====== EXTRACTED INFORMATION ======
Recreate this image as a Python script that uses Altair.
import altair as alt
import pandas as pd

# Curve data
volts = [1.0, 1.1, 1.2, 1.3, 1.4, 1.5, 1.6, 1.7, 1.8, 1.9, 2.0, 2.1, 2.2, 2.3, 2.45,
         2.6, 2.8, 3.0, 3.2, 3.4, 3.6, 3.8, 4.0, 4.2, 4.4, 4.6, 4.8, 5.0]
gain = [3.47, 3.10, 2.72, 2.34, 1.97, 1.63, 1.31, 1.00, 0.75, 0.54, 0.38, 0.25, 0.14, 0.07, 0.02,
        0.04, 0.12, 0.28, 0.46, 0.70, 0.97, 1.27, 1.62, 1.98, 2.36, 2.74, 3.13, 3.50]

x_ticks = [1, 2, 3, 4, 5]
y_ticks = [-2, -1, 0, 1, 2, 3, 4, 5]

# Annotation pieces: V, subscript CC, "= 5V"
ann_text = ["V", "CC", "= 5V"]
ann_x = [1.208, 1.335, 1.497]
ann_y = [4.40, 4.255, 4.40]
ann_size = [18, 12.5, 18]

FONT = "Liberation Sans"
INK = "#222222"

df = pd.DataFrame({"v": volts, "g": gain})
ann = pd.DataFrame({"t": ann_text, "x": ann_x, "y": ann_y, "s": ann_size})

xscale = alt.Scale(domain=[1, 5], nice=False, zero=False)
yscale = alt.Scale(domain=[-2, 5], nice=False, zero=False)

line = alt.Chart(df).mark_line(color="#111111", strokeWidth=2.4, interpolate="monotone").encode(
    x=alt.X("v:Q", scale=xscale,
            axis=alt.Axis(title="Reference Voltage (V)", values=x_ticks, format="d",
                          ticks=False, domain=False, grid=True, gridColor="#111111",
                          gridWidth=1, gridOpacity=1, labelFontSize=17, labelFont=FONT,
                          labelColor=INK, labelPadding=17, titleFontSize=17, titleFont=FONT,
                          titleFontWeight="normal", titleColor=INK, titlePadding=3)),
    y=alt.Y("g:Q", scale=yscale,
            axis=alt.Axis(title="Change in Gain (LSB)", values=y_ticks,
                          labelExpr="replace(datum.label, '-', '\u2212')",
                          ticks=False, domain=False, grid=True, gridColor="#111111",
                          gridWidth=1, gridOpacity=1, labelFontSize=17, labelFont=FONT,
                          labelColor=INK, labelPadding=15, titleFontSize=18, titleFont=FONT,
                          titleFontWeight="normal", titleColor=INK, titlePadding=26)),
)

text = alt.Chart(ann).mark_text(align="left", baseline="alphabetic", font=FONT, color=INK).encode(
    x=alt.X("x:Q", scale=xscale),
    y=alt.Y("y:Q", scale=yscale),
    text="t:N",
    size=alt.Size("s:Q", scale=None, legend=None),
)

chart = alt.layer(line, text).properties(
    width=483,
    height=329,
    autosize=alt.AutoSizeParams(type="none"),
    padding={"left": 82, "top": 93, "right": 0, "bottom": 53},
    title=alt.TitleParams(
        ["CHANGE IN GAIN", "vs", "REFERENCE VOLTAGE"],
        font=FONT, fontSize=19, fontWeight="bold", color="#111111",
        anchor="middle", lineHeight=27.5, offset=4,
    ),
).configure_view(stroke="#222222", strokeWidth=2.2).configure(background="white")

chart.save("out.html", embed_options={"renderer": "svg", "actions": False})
======
====== EXTRACTED INFORMATION ======
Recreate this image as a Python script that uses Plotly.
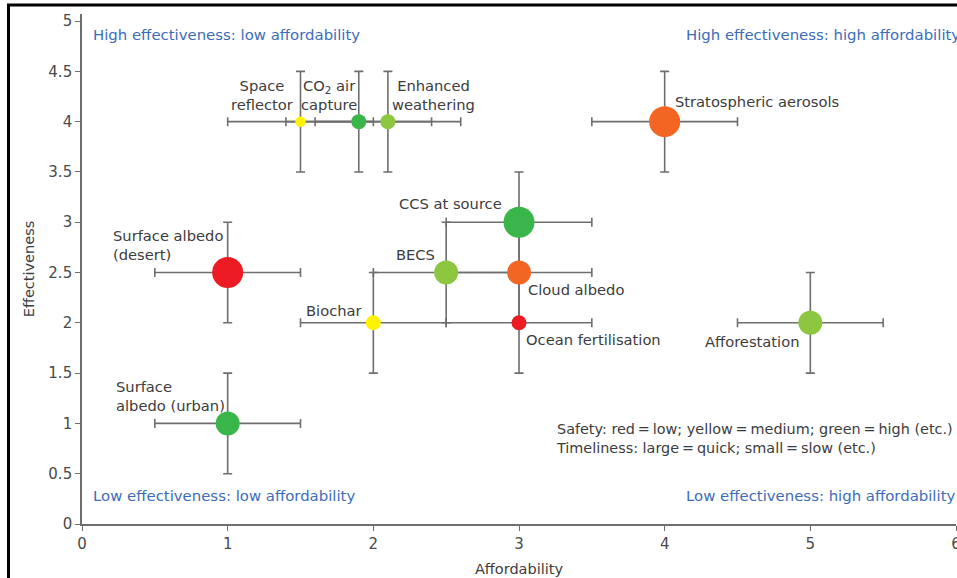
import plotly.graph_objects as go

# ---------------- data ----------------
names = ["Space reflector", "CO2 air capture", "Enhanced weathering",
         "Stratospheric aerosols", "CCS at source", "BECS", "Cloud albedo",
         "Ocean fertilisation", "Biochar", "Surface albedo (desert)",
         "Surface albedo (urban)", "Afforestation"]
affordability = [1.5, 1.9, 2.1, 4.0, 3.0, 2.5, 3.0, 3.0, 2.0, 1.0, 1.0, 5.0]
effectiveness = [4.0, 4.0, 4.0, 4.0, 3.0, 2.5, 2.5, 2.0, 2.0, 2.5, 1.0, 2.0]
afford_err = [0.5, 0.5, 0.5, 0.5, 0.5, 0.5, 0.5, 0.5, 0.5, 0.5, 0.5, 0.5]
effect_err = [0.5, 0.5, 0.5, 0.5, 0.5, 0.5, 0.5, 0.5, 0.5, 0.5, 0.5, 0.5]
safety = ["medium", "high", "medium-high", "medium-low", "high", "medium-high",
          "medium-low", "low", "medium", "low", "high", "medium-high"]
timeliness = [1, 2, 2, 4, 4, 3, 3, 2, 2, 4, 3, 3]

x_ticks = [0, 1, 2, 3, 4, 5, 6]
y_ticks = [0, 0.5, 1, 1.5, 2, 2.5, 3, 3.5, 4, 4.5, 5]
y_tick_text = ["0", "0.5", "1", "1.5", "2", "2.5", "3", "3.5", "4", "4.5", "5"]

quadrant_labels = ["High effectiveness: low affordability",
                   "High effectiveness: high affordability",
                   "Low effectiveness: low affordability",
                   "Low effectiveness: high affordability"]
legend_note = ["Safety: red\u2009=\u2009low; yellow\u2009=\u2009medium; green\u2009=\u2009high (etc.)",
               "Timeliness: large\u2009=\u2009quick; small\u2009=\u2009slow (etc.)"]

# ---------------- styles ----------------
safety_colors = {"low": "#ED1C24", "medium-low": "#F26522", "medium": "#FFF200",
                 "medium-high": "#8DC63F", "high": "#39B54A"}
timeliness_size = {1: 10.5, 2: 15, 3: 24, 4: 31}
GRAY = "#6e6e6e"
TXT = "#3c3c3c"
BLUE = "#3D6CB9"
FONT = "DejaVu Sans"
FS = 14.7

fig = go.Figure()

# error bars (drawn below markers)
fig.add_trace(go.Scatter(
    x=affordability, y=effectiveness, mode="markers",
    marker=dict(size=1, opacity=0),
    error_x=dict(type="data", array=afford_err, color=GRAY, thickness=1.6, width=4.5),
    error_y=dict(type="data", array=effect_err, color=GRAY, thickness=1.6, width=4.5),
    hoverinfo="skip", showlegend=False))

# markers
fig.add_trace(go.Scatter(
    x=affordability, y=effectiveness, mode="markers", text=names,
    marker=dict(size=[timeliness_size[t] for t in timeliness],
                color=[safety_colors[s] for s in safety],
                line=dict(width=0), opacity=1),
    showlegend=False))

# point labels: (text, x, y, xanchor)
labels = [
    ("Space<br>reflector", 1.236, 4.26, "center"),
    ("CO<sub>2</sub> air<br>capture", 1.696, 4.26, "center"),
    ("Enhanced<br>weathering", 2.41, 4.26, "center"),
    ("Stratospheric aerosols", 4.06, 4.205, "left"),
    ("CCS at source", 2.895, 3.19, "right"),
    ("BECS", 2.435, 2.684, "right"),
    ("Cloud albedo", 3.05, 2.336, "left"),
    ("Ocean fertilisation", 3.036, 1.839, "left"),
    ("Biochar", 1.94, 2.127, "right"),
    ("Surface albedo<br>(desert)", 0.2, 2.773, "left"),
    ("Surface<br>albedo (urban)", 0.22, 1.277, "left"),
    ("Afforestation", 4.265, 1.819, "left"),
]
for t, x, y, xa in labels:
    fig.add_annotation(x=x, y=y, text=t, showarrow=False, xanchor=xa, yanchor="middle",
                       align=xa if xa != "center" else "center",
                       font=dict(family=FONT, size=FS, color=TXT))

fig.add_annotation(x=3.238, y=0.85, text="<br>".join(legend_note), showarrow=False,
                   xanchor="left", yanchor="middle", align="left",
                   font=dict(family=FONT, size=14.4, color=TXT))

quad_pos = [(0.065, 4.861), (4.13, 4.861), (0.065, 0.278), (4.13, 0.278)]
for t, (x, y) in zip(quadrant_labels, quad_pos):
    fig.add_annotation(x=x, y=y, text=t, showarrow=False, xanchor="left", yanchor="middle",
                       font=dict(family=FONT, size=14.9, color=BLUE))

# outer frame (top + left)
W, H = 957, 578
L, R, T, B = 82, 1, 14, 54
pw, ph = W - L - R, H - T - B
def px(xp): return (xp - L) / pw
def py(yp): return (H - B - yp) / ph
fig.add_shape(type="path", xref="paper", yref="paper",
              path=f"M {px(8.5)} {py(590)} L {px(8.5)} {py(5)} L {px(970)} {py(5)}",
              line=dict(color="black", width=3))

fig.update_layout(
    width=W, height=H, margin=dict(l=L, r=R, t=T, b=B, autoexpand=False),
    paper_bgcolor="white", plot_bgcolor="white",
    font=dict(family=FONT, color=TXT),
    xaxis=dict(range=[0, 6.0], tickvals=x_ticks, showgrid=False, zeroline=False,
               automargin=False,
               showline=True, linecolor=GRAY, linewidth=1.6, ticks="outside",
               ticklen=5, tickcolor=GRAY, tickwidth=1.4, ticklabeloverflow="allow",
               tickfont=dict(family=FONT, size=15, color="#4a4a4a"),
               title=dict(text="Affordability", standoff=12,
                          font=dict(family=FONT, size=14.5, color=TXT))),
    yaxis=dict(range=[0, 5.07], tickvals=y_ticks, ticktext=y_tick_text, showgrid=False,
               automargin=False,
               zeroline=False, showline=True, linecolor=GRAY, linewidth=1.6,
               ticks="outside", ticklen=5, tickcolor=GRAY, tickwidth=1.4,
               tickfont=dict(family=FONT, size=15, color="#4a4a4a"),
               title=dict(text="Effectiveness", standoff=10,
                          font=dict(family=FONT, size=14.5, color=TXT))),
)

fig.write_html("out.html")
======
**PROBLEM TO SOLVE**
Search the records for the word "image" and copy every line where it occurs.

**REPLY**
Recreate this image as a Python script that uses Altair.
Recreate this image as a Python script that uses Plotly.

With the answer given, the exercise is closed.